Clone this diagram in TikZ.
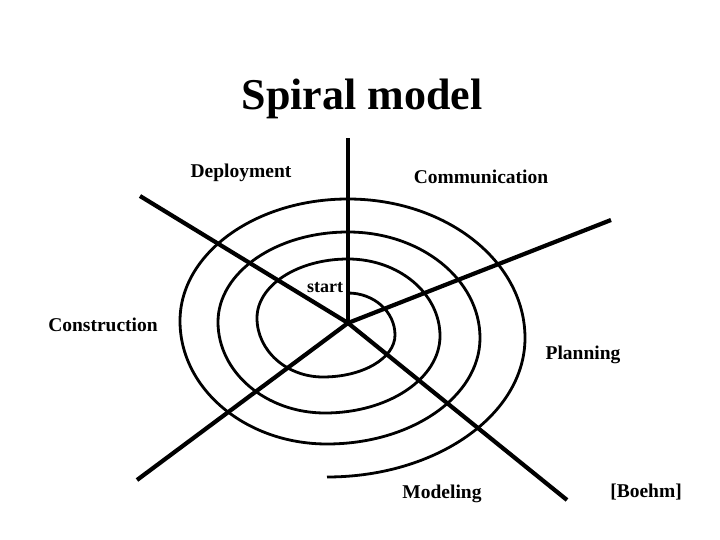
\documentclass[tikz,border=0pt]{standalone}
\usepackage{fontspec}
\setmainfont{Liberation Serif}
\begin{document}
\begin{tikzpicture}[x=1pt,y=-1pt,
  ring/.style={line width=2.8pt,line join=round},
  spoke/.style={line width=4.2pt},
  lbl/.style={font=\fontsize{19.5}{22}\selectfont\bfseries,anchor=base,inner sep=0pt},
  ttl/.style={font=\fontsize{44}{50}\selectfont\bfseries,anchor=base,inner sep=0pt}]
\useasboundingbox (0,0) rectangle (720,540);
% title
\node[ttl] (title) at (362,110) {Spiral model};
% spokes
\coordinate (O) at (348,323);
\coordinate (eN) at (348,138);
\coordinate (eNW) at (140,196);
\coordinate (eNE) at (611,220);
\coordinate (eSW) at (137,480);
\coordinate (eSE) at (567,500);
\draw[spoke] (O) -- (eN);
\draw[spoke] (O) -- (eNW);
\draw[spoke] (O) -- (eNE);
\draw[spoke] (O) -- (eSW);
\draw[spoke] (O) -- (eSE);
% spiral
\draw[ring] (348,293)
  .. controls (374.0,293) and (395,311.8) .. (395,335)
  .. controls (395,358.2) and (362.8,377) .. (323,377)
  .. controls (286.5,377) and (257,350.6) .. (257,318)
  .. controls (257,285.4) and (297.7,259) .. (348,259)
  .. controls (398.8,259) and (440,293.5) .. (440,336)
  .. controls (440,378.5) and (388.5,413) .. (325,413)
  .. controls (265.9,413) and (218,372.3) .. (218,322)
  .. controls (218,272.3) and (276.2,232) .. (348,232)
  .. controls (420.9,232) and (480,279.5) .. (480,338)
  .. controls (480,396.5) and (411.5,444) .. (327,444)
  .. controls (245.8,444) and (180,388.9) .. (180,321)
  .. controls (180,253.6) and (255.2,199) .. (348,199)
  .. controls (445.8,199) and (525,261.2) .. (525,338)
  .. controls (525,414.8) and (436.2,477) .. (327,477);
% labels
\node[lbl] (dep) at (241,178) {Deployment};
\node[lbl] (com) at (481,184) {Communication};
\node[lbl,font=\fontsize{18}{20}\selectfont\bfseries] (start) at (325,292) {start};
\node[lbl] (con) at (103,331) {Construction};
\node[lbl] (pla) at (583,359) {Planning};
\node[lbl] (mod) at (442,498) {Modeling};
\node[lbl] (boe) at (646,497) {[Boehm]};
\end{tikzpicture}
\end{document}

+ + + + +

■ TO BE DONE: Return the listing above unchanged, apart from dropping its pictures.

■ FINAL RESULT:
Clone this diagram in TikZ.
\documentclass[tikz,border=0pt]{standalone}
\usepackage{fontspec}
\setmainfont{Liberation Serif}
\begin{document}
\begin{tikzpicture}[x=1pt,y=-1pt,
  ring/.style={line width=2.8pt,line join=round},
  spoke/.style={line width=4.2pt},
  lbl/.style={font=\fontsize{19.5}{22}\selectfont\bfseries,anchor=base,inner sep=0pt},
  ttl/.style={font=\fontsize{44}{50}\selectfont\bfseries,anchor=base,inner sep=0pt}]
\useasboundingbox (0,0) rectangle (720,540);
% title
\node[ttl] (title) at (362,110) {Spiral model};
% spokes
\coordinate (O) at (348,323);
\coordinate (eN) at (348,138);
\coordinate (eNW) at (140,196);
\coordinate (eNE) at (611,220);
\coordinate (eSW) at (137,480);
\coordinate (eSE) at (567,500);
\draw[spoke] (O) -- (eN);
\draw[spoke] (O) -- (eNW);
\draw[spoke] (O) -- (eNE);
\draw[spoke] (O) -- (eSW);
\draw[spoke] (O) -- (eSE);
% spiral
\draw[ring] (348,293)
  .. controls (374.0,293) and (395,311.8) .. (395,335)
  .. controls (395,358.2) and (362.8,377) .. (323,377)
  .. controls (286.5,377) and (257,350.6) .. (257,318)
  .. controls (257,285.4) and (297.7,259) .. (348,259)
  .. controls (398.8,259) and (440,293.5) .. (440,336)
  .. controls (440,378.5) and (388.5,413) .. (325,413)
  .. controls (265.9,413) and (218,372.3) .. (218,322)
  .. controls (218,272.3) and (276.2,232) .. (348,232)
  .. controls (420.9,232) and (480,279.5) .. (480,338)
  .. controls (480,396.5) and (411.5,444) .. (327,444)
  .. controls (245.8,444) and (180,388.9) .. (180,321)
  .. controls (180,253.6) and (255.2,199) .. (348,199)
  .. controls (445.8,199) and (525,261.2) .. (525,338)
  .. controls (525,414.8) and (436.2,477) .. (327,477);
% labels
\node[lbl] (dep) at (241,178) {Deployment};
\node[lbl] (com) at (481,184) {Communication};
\node[lbl,font=\fontsize{18}{20}\selectfont\bfseries] (start) at (325,292) {start};
\node[lbl] (con) at (103,331) {Construction};
\node[lbl] (pla) at (583,359) {Planning};
\node[lbl] (mod) at (442,498) {Modeling};
\node[lbl] (boe) at (646,497) {[Boehm]};
\end{tikzpicture}
\end{document}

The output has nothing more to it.